Alexej Nawalny hat Zeit seines späten politischen Engagements immer wieder über seinen christlichen Glauben gesprochen. In seiner Autobiografie nimmt das Thema einen besonderen Platz ein.
Nawalny beschreibt seine Glaubensentwicklung darin als Weg vom Atheisten und Skeptiker zum Christen, ausgelöst durch die Geburt seiner Tochter Dascha: „Wie jeder, der in der Sowjetunion aufwuchs, hatte ich nie an Gott geglaubt, aber wenn ich mir Dascha ansah und wie sie sich entwickelte, dann mochte ich mich nicht länger mit dem Gedanken anfreunden, dass dies nur eine Frage der Biologie sei.“ Er habe in diesem Moment beschlossen, dass „die Evolution, für sich genommen, nicht ausreiche. Es musste noch etwas geben.“
„Die Bergpredigt ist ein Vergnügen“
Als Nawalny bei einer langen Inhaftierung 2021 nur noch die Bibel als Lesestoff erlaubt wurde, habe es ihm eine besondere Bibelstelle angetan: „Die Bergpredigt ist ein Vergnügen und ich beschloss, dass ich (…) sie ebenso gut auswendig lernen könnte.“ So habe er sich die 111 Verse auf Karten notiert, die er sich in der Haft mühsam über Monate beschaffen musste. Auf jeder Karte habe er einerseits die Nummer des Verses und andererseits die Worte in vier verschiedenen Sprachen notiert. Sein Ziel sei es gewesen, irgendwann anhand der Zahl auf der einen Seite, den Vers auf der anderen zitieren zu können. Nicht ganz einfach, denn die Karten seien bereits einmal konfisziert worden – die Wachen vermuteten extremistische Inhalte.

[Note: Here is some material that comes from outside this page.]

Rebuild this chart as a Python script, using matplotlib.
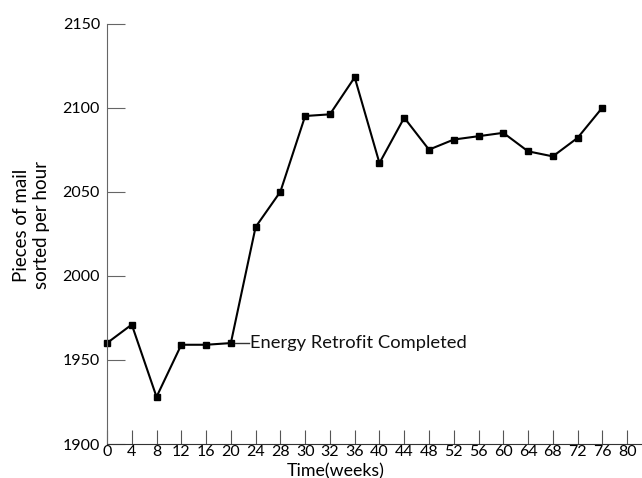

Auch Gottesdienste im Gefängnis habe er besucht. In einem sei es dann just um die Bergpredigt gegangen. Nawalny schreibt: „Lieber Jesus! Ich wäre um ein Haar in Ohnmacht gefallen, und unter enormen Schwierigkeiten gelang es mir, die Tränen so weit zurückzuhalten, dass sie mir nicht in Strömen die Backen hinunterflossen. Ich verließ wie betäubt und in der Luft schwebend die Kirche. Und nicht mehr hungrig.“ Denn zum Zeitpunkt des Gottesdienstes hatte er sich gerade in einen Hungerstreik begeben. Nawalny deutet diesen Vorfall als „wundersames Zeichen“. An anderer Stelle beschreibt er, wie ein Mithäftling ihm das Bild eines Engels überreicht, eine christliche Ikone, die er fortan bei sich trug.
Im Jahr 2021 zitierte Nawalny die Bibel gar vor Gericht, auch hier wieder die Bergpredigt. „Fakt ist, ich bin gläubig“, sagte er in seinem Schlusswort und zitierte das Bibelwort: „Selig sind, die hungern und dürsten nach Gerechtigkeit: denn sie sollten satt werden.“
Glaube macht das Leben einfacher
Im Buch bekennt er: „Der Glaube macht das Leben einfacher.“ Auch in der politischen Haft. „Du liegst in deinem Stockbett, schaust auf das Bett über dir und fragst dich, ob du im tiefsten Herzen Christ bist. Es ist nicht entscheidend, ob du glaubst, dass ein paar alte Männer in der Wüste einst achthundert Jahre alt wurden oder dass sich tatsächlich das Rote Meer vor jemandem teilte. Aber bist du ein Anhänger der Religion, dessen Gründer sich für andere opferte und den Preis für ihre Sünden zahlte? Glaubst du ehrlich an die Unsterblichkeit der Seele und das ganze andere coole Zeug? Wenn du aufrichtig mit ‚Ja‘ antworten kannst, worüber musst du dir dann noch Sorgen machen?“
Er sehe es als seine Aufgabe an, das Reich Gottes zu suchen. Jesus kümmere sich um alles andere und werde ihn nicht im Stich lassen. Er und Gott „werden für mich die Schläge einstecken“. Das sind die letzten Worte in Nawalnys Autobiografie. Aufgeschrieben am 22. März 2022. Er starb zwei Jahre später, am 16. Februar, im sibirischen Strafgefangenenlager Charp. Kritiker Putins werfen dem Regime vor, ihn ermordet zu haben.